A new mechanism for producing thick near-surface excess ice layers in Amazonian regolith is introduced.
Surface forcing due to obliquity and precession cycles drives temperature waves into regolith that interact with the geothermal gradient.
Thermally driven movement of residual liquid water in upper 1 km of icy regolith results in liquid advection and growth of thick ice layers.
Model predicts thick surface mid-latitude Martian ice layers and deeper subsurface layers outside the mid-latitudes.

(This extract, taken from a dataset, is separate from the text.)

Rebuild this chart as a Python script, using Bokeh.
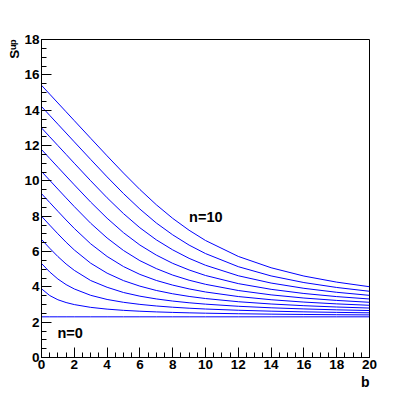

We use the freezing point depressing magnesium and calcium perchlorates in Martian regolith to redistribute ground ice by residual liquid water migration following the initial emplacement of ground ice by vapour deposition. This residual liquid water is moved by forces generated by periodic surface temperatures that decay with depth in conjunction with the geothermal vertical temperature gradient. We examine the period means of the bulk water speeds with depth and the mean divergence of the bulk water speeds, which relates to the rate of change in ice content in the regolith. Silt and clay rich regoliths behave differently. In silty regolith, for the short 1.88 a period and for longer 50 ka (precession) and 120 ka (obliquity) temperature cycles, there is a mean movement of liquid perchlorate aqueous solution that results in formation of near surface excess ice layers. The excess ice formed by the seasonal 1.88a period is confined at high latitudes to the upper meter of regolith. For the longer periods, there is a well-defined surface temperature region where near surface thick (≥40 m) excess ice layers form; (from 192 K to 210 K). For mean surface temperatures <192 K no near surface thick excess ice layers formed, but deeper layers are predicted and followed. The formation of excess ice layers in silt near the surface is controlled by the relationship between the temperature cycles, geothermal gradient and the eutectic temperature of the perchlorate (eg. ~198 K for Ca and ~ 205 K for Mg perchlorate). At a given depth if the periodic temperature is below the eutectic then there is nearly no liquid water left and what there is has much higher viscosity. The sudden change in the liquid water amount and viscosity with temperature generates net average water speeds in silts that are two orders larger than in clays.